Code that draws figures:
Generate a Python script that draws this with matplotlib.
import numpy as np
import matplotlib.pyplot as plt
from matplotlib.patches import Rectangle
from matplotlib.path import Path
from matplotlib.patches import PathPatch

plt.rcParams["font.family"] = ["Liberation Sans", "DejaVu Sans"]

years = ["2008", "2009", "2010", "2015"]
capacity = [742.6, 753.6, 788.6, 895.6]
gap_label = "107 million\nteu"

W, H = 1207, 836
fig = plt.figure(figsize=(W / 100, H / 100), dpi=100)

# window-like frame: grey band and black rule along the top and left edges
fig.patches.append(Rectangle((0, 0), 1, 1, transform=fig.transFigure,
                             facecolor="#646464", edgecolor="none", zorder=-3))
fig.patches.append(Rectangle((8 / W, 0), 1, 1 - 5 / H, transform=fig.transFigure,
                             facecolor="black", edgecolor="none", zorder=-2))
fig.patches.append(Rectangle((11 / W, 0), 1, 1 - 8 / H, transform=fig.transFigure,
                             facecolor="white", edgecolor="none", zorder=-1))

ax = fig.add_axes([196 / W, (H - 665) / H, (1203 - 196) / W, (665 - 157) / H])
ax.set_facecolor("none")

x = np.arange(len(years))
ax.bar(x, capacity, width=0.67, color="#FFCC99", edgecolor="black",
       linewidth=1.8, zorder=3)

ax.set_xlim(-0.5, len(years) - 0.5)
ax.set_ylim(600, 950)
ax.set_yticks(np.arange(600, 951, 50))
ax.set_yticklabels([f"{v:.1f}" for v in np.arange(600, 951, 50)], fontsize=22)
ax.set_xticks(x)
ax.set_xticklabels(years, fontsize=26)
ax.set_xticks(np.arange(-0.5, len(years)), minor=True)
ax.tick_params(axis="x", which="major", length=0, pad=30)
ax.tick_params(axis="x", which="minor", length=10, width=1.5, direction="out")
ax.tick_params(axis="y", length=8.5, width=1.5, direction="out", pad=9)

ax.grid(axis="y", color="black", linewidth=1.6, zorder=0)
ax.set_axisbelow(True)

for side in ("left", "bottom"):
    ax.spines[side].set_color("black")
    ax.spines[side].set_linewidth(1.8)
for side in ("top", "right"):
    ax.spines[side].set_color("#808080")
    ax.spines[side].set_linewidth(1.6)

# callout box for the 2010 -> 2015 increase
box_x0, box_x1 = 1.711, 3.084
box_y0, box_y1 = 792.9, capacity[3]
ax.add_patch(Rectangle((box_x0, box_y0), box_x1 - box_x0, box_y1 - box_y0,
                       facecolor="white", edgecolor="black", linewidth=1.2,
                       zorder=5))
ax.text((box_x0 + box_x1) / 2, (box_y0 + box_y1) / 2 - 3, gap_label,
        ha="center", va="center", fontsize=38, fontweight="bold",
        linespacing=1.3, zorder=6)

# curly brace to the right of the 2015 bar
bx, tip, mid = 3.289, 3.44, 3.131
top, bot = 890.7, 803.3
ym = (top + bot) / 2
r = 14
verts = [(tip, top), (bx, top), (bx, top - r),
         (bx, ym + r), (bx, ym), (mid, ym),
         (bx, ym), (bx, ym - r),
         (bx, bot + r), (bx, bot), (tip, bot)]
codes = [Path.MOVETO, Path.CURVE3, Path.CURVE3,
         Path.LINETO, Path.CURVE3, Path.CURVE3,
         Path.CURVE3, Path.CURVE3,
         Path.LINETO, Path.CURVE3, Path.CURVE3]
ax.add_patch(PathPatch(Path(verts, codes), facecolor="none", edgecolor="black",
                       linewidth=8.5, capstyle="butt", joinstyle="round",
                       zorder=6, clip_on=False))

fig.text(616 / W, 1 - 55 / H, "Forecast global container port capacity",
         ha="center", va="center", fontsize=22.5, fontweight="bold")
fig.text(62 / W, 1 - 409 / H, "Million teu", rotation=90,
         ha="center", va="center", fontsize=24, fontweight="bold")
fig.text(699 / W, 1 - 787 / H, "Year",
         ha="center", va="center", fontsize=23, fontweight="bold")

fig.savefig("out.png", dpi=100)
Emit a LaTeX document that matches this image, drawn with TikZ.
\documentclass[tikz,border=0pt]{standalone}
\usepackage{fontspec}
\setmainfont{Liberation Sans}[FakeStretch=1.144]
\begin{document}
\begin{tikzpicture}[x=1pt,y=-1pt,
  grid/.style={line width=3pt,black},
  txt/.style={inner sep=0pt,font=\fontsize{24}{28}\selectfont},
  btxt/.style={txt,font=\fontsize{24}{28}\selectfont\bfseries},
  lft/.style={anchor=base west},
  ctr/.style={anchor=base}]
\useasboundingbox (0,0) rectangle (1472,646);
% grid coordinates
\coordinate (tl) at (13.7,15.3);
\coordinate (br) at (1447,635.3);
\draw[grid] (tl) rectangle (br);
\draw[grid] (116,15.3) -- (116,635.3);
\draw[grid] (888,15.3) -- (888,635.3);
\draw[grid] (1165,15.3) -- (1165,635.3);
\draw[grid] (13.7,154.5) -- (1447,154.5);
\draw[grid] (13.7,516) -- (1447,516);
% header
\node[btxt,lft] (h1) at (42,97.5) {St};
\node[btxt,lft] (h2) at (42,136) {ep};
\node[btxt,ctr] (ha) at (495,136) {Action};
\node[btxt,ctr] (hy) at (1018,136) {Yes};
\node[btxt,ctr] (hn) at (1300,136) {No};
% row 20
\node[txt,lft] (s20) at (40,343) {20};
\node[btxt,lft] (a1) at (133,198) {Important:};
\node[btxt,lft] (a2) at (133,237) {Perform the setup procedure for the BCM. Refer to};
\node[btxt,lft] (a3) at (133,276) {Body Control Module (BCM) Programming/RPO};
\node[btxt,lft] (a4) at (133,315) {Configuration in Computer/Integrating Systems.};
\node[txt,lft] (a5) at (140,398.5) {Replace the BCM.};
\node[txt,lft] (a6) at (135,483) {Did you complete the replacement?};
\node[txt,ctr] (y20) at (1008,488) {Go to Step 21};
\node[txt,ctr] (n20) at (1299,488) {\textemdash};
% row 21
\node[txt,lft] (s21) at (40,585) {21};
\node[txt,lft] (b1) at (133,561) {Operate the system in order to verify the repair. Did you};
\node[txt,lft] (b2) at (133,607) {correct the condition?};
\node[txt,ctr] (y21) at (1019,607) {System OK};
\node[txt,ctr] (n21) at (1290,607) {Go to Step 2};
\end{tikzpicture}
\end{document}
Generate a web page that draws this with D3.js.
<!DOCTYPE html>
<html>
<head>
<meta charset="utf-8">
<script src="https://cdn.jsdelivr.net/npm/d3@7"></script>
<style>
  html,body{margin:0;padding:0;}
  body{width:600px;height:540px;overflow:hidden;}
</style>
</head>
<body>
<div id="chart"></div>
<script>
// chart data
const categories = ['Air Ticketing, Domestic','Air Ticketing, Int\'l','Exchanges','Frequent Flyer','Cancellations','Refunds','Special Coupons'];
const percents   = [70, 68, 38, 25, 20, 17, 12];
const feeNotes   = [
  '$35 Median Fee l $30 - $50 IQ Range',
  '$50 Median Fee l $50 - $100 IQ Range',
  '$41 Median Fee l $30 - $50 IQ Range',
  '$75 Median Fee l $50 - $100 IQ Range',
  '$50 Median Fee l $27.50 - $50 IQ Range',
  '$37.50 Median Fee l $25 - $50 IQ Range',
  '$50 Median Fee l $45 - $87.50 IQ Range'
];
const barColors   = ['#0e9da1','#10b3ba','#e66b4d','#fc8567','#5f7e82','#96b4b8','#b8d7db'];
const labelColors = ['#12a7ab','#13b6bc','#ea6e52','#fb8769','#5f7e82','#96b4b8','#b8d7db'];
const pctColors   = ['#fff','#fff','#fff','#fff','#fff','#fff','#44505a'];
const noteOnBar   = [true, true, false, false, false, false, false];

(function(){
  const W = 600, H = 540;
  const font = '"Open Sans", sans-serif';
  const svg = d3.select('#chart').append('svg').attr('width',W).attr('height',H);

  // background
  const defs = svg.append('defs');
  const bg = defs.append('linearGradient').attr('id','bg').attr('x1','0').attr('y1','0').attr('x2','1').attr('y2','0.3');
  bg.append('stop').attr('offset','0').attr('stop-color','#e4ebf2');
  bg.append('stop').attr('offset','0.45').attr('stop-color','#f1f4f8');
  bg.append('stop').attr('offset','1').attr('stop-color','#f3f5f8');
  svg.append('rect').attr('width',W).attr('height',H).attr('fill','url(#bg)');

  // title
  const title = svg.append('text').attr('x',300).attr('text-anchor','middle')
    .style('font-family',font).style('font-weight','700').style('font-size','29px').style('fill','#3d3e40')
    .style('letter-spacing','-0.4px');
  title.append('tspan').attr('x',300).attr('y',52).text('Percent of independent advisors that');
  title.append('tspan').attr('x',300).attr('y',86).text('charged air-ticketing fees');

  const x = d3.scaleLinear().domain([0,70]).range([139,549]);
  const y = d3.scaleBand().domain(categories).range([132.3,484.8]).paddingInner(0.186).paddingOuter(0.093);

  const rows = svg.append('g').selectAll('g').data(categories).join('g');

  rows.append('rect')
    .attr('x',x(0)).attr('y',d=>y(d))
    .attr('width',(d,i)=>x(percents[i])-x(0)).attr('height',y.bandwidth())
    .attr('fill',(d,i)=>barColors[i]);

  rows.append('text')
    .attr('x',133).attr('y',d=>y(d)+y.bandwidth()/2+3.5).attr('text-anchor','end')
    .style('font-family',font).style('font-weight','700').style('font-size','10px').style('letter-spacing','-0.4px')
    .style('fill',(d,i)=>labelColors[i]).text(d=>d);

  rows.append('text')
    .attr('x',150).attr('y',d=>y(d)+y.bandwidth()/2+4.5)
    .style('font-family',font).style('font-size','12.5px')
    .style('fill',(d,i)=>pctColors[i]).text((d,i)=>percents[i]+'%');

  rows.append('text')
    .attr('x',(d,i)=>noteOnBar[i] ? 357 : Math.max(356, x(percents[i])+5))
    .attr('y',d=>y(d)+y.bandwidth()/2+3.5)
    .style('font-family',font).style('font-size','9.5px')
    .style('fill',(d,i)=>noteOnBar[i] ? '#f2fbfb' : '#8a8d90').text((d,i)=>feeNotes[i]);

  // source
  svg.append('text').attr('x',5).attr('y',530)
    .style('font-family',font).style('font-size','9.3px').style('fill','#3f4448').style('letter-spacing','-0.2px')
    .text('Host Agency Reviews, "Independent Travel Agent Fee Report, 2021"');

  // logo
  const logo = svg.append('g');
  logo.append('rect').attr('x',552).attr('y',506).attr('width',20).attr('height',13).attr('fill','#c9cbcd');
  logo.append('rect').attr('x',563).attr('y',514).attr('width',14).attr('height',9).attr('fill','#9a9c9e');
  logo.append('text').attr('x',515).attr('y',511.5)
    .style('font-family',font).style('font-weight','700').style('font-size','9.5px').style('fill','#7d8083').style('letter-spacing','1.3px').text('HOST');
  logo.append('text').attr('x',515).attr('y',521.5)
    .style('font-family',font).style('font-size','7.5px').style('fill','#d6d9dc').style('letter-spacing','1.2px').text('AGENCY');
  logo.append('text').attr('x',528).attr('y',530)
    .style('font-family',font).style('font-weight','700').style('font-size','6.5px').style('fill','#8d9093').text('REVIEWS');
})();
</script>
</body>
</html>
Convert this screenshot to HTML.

● **The task**
Beginning at the top of the data, please return every line until and including the line containing "fig = plt.figure(figsize=(W", copied exactly, and nothing past it.

● **Response to the task**
Generate a Python script that draws this with matplotlib.
import numpy as np
import matplotlib.pyplot as plt
from matplotlib.patches import Rectangle
from matplotlib.path import Path
from matplotlib.patches import PathPatch

plt.rcParams["font.family"] = ["Liberation Sans", "DejaVu Sans"]

years = ["2008", "2009", "2010", "2015"]
capacity = [742.6, 753.6, 788.6, 895.6]
gap_label = "107 million\nteu"

W, H = 1207, 836
fig = plt.figure(figsize=(W / 100, H / 100), dpi=100)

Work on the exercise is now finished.